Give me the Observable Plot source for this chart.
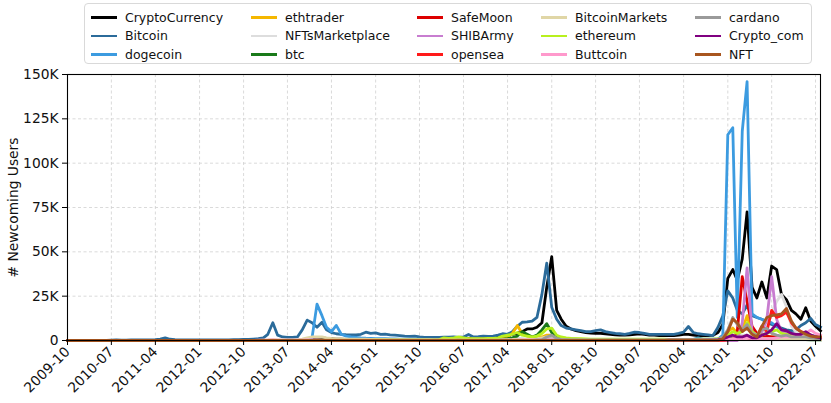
<!DOCTYPE html>
<html>
<head>
<meta charset="utf-8">
<script src="https://cdn.jsdelivr.net/npm/d3@7"></script>
<script src="https://cdn.jsdelivr.net/npm/@observablehq/plot@0.6"></script>
<style>
  html, body { margin: 0; padding: 0; background: #fff; }
  #wrap { position: relative; width: 831px; height: 403px; font-family: "DejaVu Sans", sans-serif; }
  #legend {
    position: absolute; left: 84px; top: 3px; width: 728px; height: 61px;
    box-sizing: border-box; border: 1px solid #d9d9d9; border-radius: 4px;
    background: rgba(255,255,255,0.85);
    display: grid; grid-template-columns: 160px 166px 124px 154px auto;
    grid-template-rows: 18.5px 18.5px 18.5px; grid-auto-flow: column;
    padding: 4px 0 0 6px; font-size: 12.5px; color: #111; z-index: 2;
  }
  .item { display: flex; align-items: center; white-space: nowrap; }
  .sw { width: 26px; height: 2.5px; margin-right: 8px; flex: none; }
</style>
</head>
<body>
<div id="wrap"><div id="legend"></div></div>
<script>
// ---- Data (values in thousands of newcoming users, monthly) ----
const seriesNames = ["CryptoCurrency","Bitcoin","dogecoin","ethtrader","NFTsMarketplace","btc","SafeMoon","SHIBArmy","opensea","BitcoinMarkets","ethereum","Buttcoin","cardano","Crypto_com","NFT"];
const seriesColors = ["#000000","#2b6b9a","#3c9be0","#f5b700","#dddddd","#1a7a1a","#dd0000","#c87dd0","#ff1a1a","#e0d6a6","#b8f01e","#ff99cc","#9a9a9a","#800080","#a8561f"];
const firstMonth = "2009-10";
const lastMonth = "2022-08";
const xTickLabels = ["2009-10","2010-07","2011-04","2012-01","2012-10","2013-07","2014-04","2015-01","2015-10","2016-07","2017-04","2018-01","2018-10","2019-07","2020-04","2021-01","2021-10","2022-07"];
const yTicks = [0,25,50,75,100,125,150];

const startCryptoCurrency = "2013-01";
const valCryptoCurrency = [
 0,0,0,0,0,0,0,0,0,0.3,0.8,1.0,
 1.5,1.5,1.2,1.0,0.8,0.7,0.6,0.6,0.6,0.6,0.6,0.6,
 0.6,0.6,0.6,0.6,0.6,0.6,0.6,0.6,0.6,0.6,0.6,0.7,
 0.8,0.8,0.9,1.0,1.0,1.0,1.2,1.2,1.2,1.3,1.5,1.8,
 2.0,2.2,2.5,2.5,3.5,4,5,6.5,6.5,7.5,10,30,
 47.3,17,12,8,6.5,5.5,5,4.5,4.2,4,4,3.8,
 3.5,3.2,3,3,3.2,3.5,3.8,3.5,3,3,2.8,2.8,
 2.8,2.8,3.0,3.5,3.5,3.0,2.8,2.8,2.8,3,4.5,9,
 35,40,34,46,72.5,30,24,33,24,42,40,26,
 23,17,15,12,18.5,11,8,5.5];

const startBitcoin = "2009-10";
const valBitcoin = [
 0,0,0,
 0.05,0.05,0.05,0.05,0.1,0.1,0.2,0.3,0.2,0.2,0.3,0.3,
 0.3,0.3,0.4,0.5,0.8,1.5,0.7,0.5,0.4,0.3,0.3,0.3,
 0.3,0.3,0.3,0.4,0.4,0.4,0.4,0.5,0.5,0.6,0.6,0.8,
 1.0,1.5,3.5,10,3,2,1.8,1.8,2.0,6,11.5,10,
 7.5,10.3,6,4.5,3.8,3.5,3.3,3.2,3.2,3.5,4.7,4.0,
 4.3,3.5,3.6,3.2,3.0,2.8,2.5,2.3,2.5,2.0,1.8,1.8,
 1.8,1.8,1.9,1.9,2.0,1.8,2.0,3.4,2.0,2.2,2.5,2.3,
 2.5,3.0,3.8,3.5,5,8,10.3,10.5,10.9,13,26,43.6,
 18.8,12,8.4,7,6.5,6,5.5,5,5,5.5,6,5,
 4.5,4,3.8,3.5,4.0,4.7,4.5,4,3.5,3.5,3.5,3.5,
 3.5,3.5,4.0,4.7,7.9,4.5,3.8,3.5,3.2,2.8,7.5,14,
 28,24,17,15,20,14,13,12,10,9,8,7,
 6,5.5,6,8.5,10,12.5,9,7.5];

const startDogecoin = "2013-12";
const valDogecoin = [
 1.5,
 20.5,14,7.5,5,8.5,3.5,2.5,2,1.8,1.5,1.3,1.2,
 1.1,1.0,1.0,0.9,0.9,0.8,0.8,0.7,0.7,0.7,0.6,0.6,
 0.6,0.6,0.5,0.5,0.5,0.5,0.5,0.5,0.5,0.5,0.5,0.5,
 0.5,0.5,0.5,0.5,0.6,0.8,0.7,0.6,0.6,0.6,0.8,1.5,
 2,1,0.8,0.6,0.5,0.5,0.5,0.5,0.5,0.5,0.5,0.5,
 0.5,0.5,0.5,0.5,0.5,0.5,0.5,0.5,0.5,0.5,0.5,0.5,
 0.5,0.5,0.5,0.5,0.6,0.6,1.5,0.8,0.7,0.7,0.8,3,
 116,120,13,118,146,15,13,12,11,10,8,6,
 5,4,3.5,4,4.5,3,2.5,2];

const startEthtrader = "2016-02";
const valEthtrader = [
 0.3,0.5,0.5,0.5,0.7,0.8,1.0,0.8,0.8,0.8,0.8,
 0.8,1.0,1.5,2.0,4,8.5,4,2.5,2,2,2,3,
 3,1.5,1.0,0.8,0.7,0.6,0.5,0.5,0.4,0.4,0.4,0.4,
 0.3,0.3,0.3,0.3,0.3,0.3,0.3,0.3,0.3,0.3,0.3,0.3,
 0.3,0.3,0.3,0.3,0.3,0.3,0.3,0.4,0.4,0.4,0.5,1,
 5,7,4,6,14,4,2,2,2,2,2,1.5,
 1.2,1,1,1,1,0.8,0.6,0.5];

const startNFTsMarketplace = "2021-01";
const valNFTsMarketplace = [
 0.5,1,2,3,3,2,2,3,8,16,22,26,
 19,8,5,4,3,2,2,1];

const startBtc = "2015-01";
const valBtc = [
 0.2,0.2,0.2,0.2,0.2,0.2,0.2,0.2,0.2,0.2,0.2,0.2,
 0.3,0.3,0.3,0.3,0.3,0.3,0.3,0.3,0.3,0.3,0.3,0.3,
 0.5,0.5,0.8,1.0,1.5,2.5,5,3.5,2,3,6,9.5,
 4.5,2,1.2,1,0.8,0.7,0.6,0.5,0.5,0.5,0.5,0.5,
 0.4,0.4,0.4,0.4,0.4,0.4,0.4,0.4,0.4,0.4,0.4,0.4,
 0.4,0.4,0.4,0.4,0.4,0.4,0.4,0.4,0.4,0.4,0.6,1,
 1.5,2,1.5,1.5,2,1,0.8,0.8,0.8,0.8,0.7,0.6,
 0.5,0.5,0.5,0.5,0.5,0.4,0.4,0.4];

const startSafeMoon = "2021-03";
const valSafeMoon = [
 5,36,22,8,4,3,2.5,2,2,1.5,
 1.2,1,1,0.8,0.8,0.6,0.5,0.5];

const startSHIBArmy = "2021-04";
const valSHIBArmy = [
 10,41,5,3,5,12,36,12,5,
 4,3,3,2.5,3,2,1.5,1.2];

const startOpensea = "2021-01";
const valOpensea = [
 0.3,0.8,1.5,1.5,1.5,1,2,8,5,17,13,14,
 16,10,7,5,4,3,2,2];

const startBitcoinMarkets = "2012-01";
const valBitcoinMarkets = [
 0.1,0.1,0.1,0.1,0.1,0.1,0.1,0.1,0.1,0.1,0.1,0.1,
 0.1,0.2,0.3,0.5,0.3,0.3,0.3,0.3,0.4,0.8,1.5,2,
 2,2,1.5,1.2,1,0.9,0.8,0.7,0.7,0.7,0.7,0.6,
 0.6,0.6,0.6,0.5,0.5,0.5,0.5,0.5,0.5,0.5,0.5,0.5,
 0.4,0.4,0.4,0.4,0.4,0.4,0.4,0.4,0.4,0.4,0.4,0.4,
 0.4,0.4,0.5,0.5,0.6,0.8,0.8,0.8,0.8,1,1.5,2,
 2.5,1,0.8,0.6,0.5,0.5,0.5,0.4,0.4,0.4,0.4,0.4,
 0.3,0.3,0.3,0.3,0.3,0.3,0.3,0.3,0.3,0.3,0.3,0.3,
 0.3,0.3,0.3,0.3,0.3,0.3,0.3,0.3,0.3,0.3,0.5,1,
 2,3,2,2,3,1.5,1,1,1,1,1,1,
 0.8,0.7,0.7,0.7,0.7,0.6,0.5,0.5];

const startEthereum = "2014-01";
const valEthereum = [
 0.2,0.2,0.2,0.2,0.2,0.2,0.2,0.2,0.2,0.2,0.2,0.2,
 0.3,0.3,0.3,0.3,0.3,0.3,0.3,0.3,0.3,0.3,0.3,0.3,
 0.4,0.5,1.5,1.2,1.5,2.0,1.5,1.0,1.0,1.0,1.0,1.2,
 1.2,1.5,2.5,3,3.5,4.5,3,2.5,2,2.5,4,6.5,
 7,3,2,1.5,1.2,1,1,0.9,0.8,0.8,0.8,0.7,
 0.7,0.7,0.7,0.7,0.7,0.7,0.7,0.7,0.7,0.7,0.7,0.7,
 0.6,0.6,0.6,0.6,0.6,0.6,0.7,0.8,0.8,0.8,1,1.5,
 3,5,4,5,10,5,3,3,4,5,6,4,
 3.5,3,2.5,2.5,3,2,1.5,1.2];

const startButtcoin = "2013-01";
const valButtcoin = [
 0.2,0.2,0.2,0.3,0.2,0.2,0.2,0.2,0.2,0.2,0.3,0.3,
 0.3,0.2,0.2,0.2,0.2,0.2,0.2,0.2,0.2,0.2,0.2,0.2,
 0.2,0.2,0.2,0.2,0.2,0.2,0.2,0.2,0.2,0.2,0.2,0.2,
 0.2,0.2,0.2,0.2,0.2,0.2,0.2,0.2,0.2,0.2,0.2,0.2,
 0.2,0.2,0.2,0.2,0.2,0.2,0.3,0.3,0.3,0.3,0.4,0.5,
 0.5,0.3,0.3,0.2,0.2,0.2,0.2,0.2,0.2,0.2,0.2,0.2,
 0.2,0.2,0.2,0.2,0.2,0.2,0.2,0.2,0.2,0.2,0.2,0.2,
 0.2,0.2,0.2,0.2,0.2,0.2,0.2,0.2,0.2,0.2,0.3,0.4,
 0.5,1,1,1,1.5,1,1,1,1,1,1.5,2,
 2,2,2,3,4,6,4,3];

const startCardano = "2017-10";
const valCardano = [
 0.3,0.5,2,
 3,1,0.6,0.5,0.4,0.4,0.3,0.3,0.3,0.3,0.3,0.3,
 0.3,0.3,0.3,0.3,0.3,0.3,0.3,0.3,0.3,0.3,0.3,0.3,
 0.3,0.3,0.3,0.3,0.3,0.3,0.3,0.4,0.5,0.5,0.8,2,
 6,13,9,6,9,4,3,6,7,4,3,2.5,
 3,2,2,2,2,1.5,1.2,1];

const startCryptoCom = "2019-01";
const valCryptoCom = [
 0.1,0.1,0.1,0.1,0.1,0.1,0.1,0.1,0.1,0.1,0.1,0.1,
 0.2,0.2,0.2,0.2,0.2,0.2,0.2,0.2,0.2,0.2,0.3,0.8,
 2,3,2,2,3,1.5,1.5,3,4,6,9.5,6,
 5.5,4,3.5,3.5,5,3,2,1.5];

const startNFT = "2020-01";
const valNFT = [
 0.1,0.1,0.1,0.1,0.1,0.1,0.1,0.1,0.1,0.1,0.1,1,
 5,12,10,5,7,3.5,2,8,13,14,14.5,15,
 18,11,7,5,3.5,2.5,2,2];

const seriesStarts = [startCryptoCurrency,startBitcoin,startDogecoin,startEthtrader,startNFTsMarketplace,startBtc,startSafeMoon,startSHIBArmy,startOpensea,startBitcoinMarkets,startEthereum,startButtcoin,startCardano,startCryptoCom,startNFT];
const seriesValues = [valCryptoCurrency,valBitcoin,valDogecoin,valEthtrader,valNFTsMarketplace,valBtc,valSafeMoon,valSHIBArmy,valOpensea,valBitcoinMarkets,valEthereum,valButtcoin,valCardano,valCryptoCom,valNFT];

// ---- Build long table (series sit at zero before their first recorded month) ----
const parseMonth = d3.utcParse("%Y-%m");
const allMonths = d3.utcMonth.range(parseMonth(firstMonth), d3.utcMonth.offset(parseMonth(lastMonth), 1));
const rows = [];
seriesNames.forEach((name, i) => {
  const s = parseMonth(seriesStarts[i]);
  const vals = seriesValues[i];
  allMonths.forEach(date => {
    const k = d3.utcMonth.count(s, date);
    const v = (date < s) ? 0 : (k < vals.length ? vals[k] : null);
    if (v !== null) rows.push({series: name, date, value: v});
  });
});

const chart = Plot.plot({
  width: 831,
  height: 403,
  marginLeft: 67,
  marginRight: 11,
  marginTop: 74,
  marginBottom: 63,
  style: {fontFamily: "DejaVu Sans, sans-serif", fontSize: "13.8px", color: "#111", background: "#fff"},
  x: {type: "utc", domain: [parseMonth(firstMonth), parseMonth(lastMonth)]},
  y: {domain: [0, 150]},
  color: {domain: seriesNames, range: seriesColors},
  marks: [
    Plot.gridX(xTickLabels.map(parseMonth), {stroke: "#d0d0d0", strokeOpacity: 1, strokeDasharray: "3,2.5", strokeWidth: 0.8}),
    Plot.gridY(yTicks, {stroke: "#d0d0d0", strokeOpacity: 1, strokeDasharray: "3,2.5", strokeWidth: 0.8}),
    Plot.line(rows, {x: "date", y: "value", z: "series", stroke: "series", strokeWidth: 2.8, strokeLinejoin: "round", strokeLinecap: "square"}),
    Plot.frame({stroke: "#000", strokeWidth: 1.1}),
    Plot.axisX(xTickLabels.map(parseMonth), {tickFormat: d3.utcFormat("%Y-%m"), tickRotate: -45, tickSize: 5, tickPadding: 4, label: null, stroke: "#000", fontSize: "13.8px"}),
    Plot.axisY(yTicks, {tickFormat: d => d === 0 ? "0" : d + "K", tickSize: 5, tickPadding: 4, label: "# Newcoming Users", labelAnchor: "center", labelArrow: "none", labelOffset: 59, stroke: "#000", fontSize: "13.8px"})
  ]
});
document.getElementById("wrap").appendChild(chart);

// ---- Legend (HTML, overlaid at the top) ----
const legend = d3.select("#legend");
seriesNames.forEach((name, i) => {
  const it = legend.append("div").attr("class", "item");
  it.append("span").attr("class", "sw").style("background", seriesColors[i]);
  it.append("span").text(name);
});
</script>
</body>
</html>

- Task goal -
Repeat the lines above, starting at the first and stopping after the line that holds "const yTicks = [0,25,50,75,100,125,150];", with the pictures left out.

- Response to the task -
Give me the Observable Plot source for this chart.
<!DOCTYPE html>
<html>
<head>
<meta charset="utf-8">
<script src="https://cdn.jsdelivr.net/npm/d3@7"></script>
<script src="https://cdn.jsdelivr.net/npm/@observablehq/plot@0.6"></script>
<style>
  html, body { margin: 0; padding: 0; background: #fff; }
  #wrap { position: relative; width: 831px; height: 403px; font-family: "DejaVu Sans", sans-serif; }
  #legend {
    position: absolute; left: 84px; top: 3px; width: 728px; height: 61px;
    box-sizing: border-box; border: 1px solid #d9d9d9; border-radius: 4px;
    background: rgba(255,255,255,0.85);
    display: grid; grid-template-columns: 160px 166px 124px 154px auto;
    grid-template-rows: 18.5px 18.5px 18.5px; grid-auto-flow: column;
    padding: 4px 0 0 6px; font-size: 12.5px; color: #111; z-index: 2;
  }
  .item { display: flex; align-items: center; white-space: nowrap; }
  .sw { width: 26px; height: 2.5px; margin-right: 8px; flex: none; }
</style>
</head>
<body>
<div id="wrap"><div id="legend"></div></div>
<script>
// ---- Data (values in thousands of newcoming users, monthly) ----
const seriesNames = ["CryptoCurrency","Bitcoin","dogecoin","ethtrader","NFTsMarketplace","btc","SafeMoon","SHIBArmy","opensea","BitcoinMarkets","ethereum","Buttcoin","cardano","Crypto_com","NFT"];
const seriesColors = ["#000000","#2b6b9a","#3c9be0","#f5b700","#dddddd","#1a7a1a","#dd0000","#c87dd0","#ff1a1a","#e0d6a6","#b8f01e","#ff99cc","#9a9a9a","#800080","#a8561f"];
const firstMonth = "2009-10";
const lastMonth = "2022-08";
const xTickLabels = ["2009-10","2010-07","2011-04","2012-01","2012-10","2013-07","2014-04","2015-01","2015-10","2016-07","2017-04","2018-01","2018-10","2019-07","2020-04","2021-01","2021-10","2022-07"];
const yTicks = [0,25,50,75,100,125,150];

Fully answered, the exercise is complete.